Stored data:
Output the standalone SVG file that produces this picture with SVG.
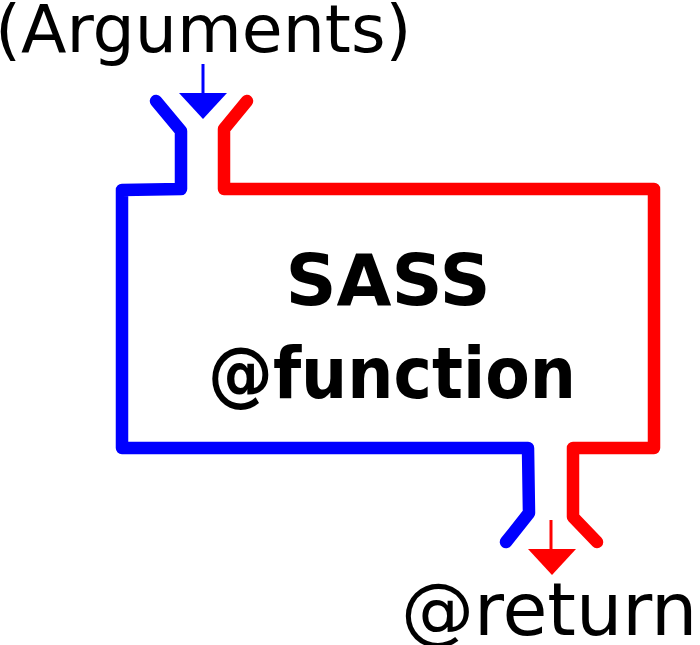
<svg xmlns="http://www.w3.org/2000/svg" width="700" height="645" viewBox="0 0 700 645">
<style>
.w{fill:none;stroke-width:12.5;stroke-linejoin:round;stroke-linecap:round}
.b{stroke:#0000ff}
.r{stroke:#ff0000}
.t{font-family:"DejaVu Sans",Verdana,sans-serif;fill:#000}
</style>
<rect width="700" height="645" fill="#fff"/>
<g id="connectors">
<path class="w b" d="M156,101 L181,131 L181,189 L122,190 L122,448 L528,448 L529,513 L506,542"/>
<path class="w r" d="M247,101 L224,129 L224,189 L654,189 L654,448 L573,448 L573,517 L597,542"/>
<line x1="203" y1="64" x2="203" y2="98" stroke="#0000ff" stroke-width="3"/>
<polygon points="179,93 227,93 203,119" fill="#0000ff"/>
<line x1="551" y1="520" x2="551" y2="552" stroke="#ff0000" stroke-width="3"/>
<polygon points="528,549 576,549 552,575" fill="#ff0000"/>
</g>
<g id="arguments"><text class="t" x="-5" y="52" font-size="66.5">(Arguments)</text></g>
<g id="function"><text class="t" x="388" y="305" font-size="71" font-weight="bold" text-anchor="middle">SASS</text>
<text class="t" x="392" y="398" font-size="71" font-weight="bold" text-anchor="middle" textLength="368" lengthAdjust="spacingAndGlyphs">@function</text></g>
<g id="return"><text class="t" x="401" y="635" font-size="73">@return</text></g>
</svg>
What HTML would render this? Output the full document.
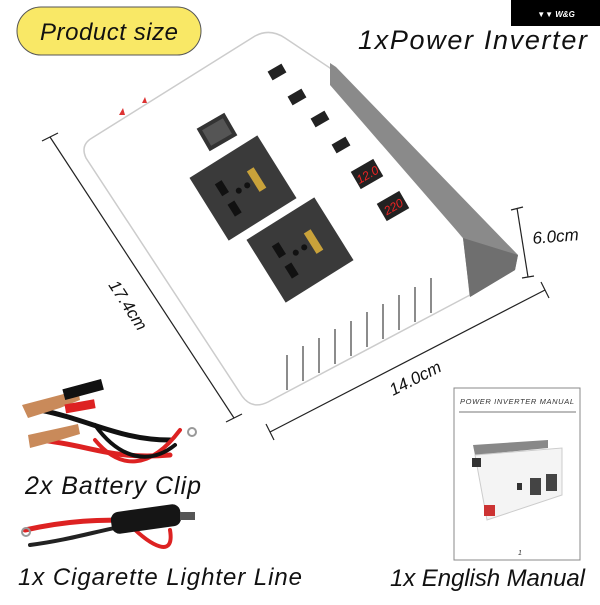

* Task prompt: Set every line down exactly as written, leaving each picture out.

* Completed task:
Output the standalone SVG file that produces this picture with SVG.
<svg xmlns="http://www.w3.org/2000/svg" width="700" height="645" viewBox="0 0 700 645">
<style>
.w{fill:none;stroke-width:12.5;stroke-linejoin:round;stroke-linecap:round}
.b{stroke:#0000ff}
.r{stroke:#ff0000}
.t{font-family:"DejaVu Sans",Verdana,sans-serif;fill:#000}
</style>
<rect width="700" height="645" fill="#fff"/>
<g id="connectors">
<path class="w b" d="M156,101 L181,131 L181,189 L122,190 L122,448 L528,448 L529,513 L506,542"/>
<path class="w r" d="M247,101 L224,129 L224,189 L654,189 L654,448 L573,448 L573,517 L597,542"/>
<line x1="203" y1="64" x2="203" y2="98" stroke="#0000ff" stroke-width="3"/>
<polygon points="179,93 227,93 203,119" fill="#0000ff"/>
<line x1="551" y1="520" x2="551" y2="552" stroke="#ff0000" stroke-width="3"/>
<polygon points="528,549 576,549 552,575" fill="#ff0000"/>
</g>
<g id="arguments"><text class="t" x="-5" y="52" font-size="66.5">(Arguments)</text></g>
<g id="function"><text class="t" x="388" y="305" font-size="71" font-weight="bold" text-anchor="middle">SASS</text>
<text class="t" x="392" y="398" font-size="71" font-weight="bold" text-anchor="middle" textLength="368" lengthAdjust="spacingAndGlyphs">@function</text></g>
<g id="return"><text class="t" x="401" y="635" font-size="73">@return</text></g>
</svg>
What HTML would render this? Output the full document.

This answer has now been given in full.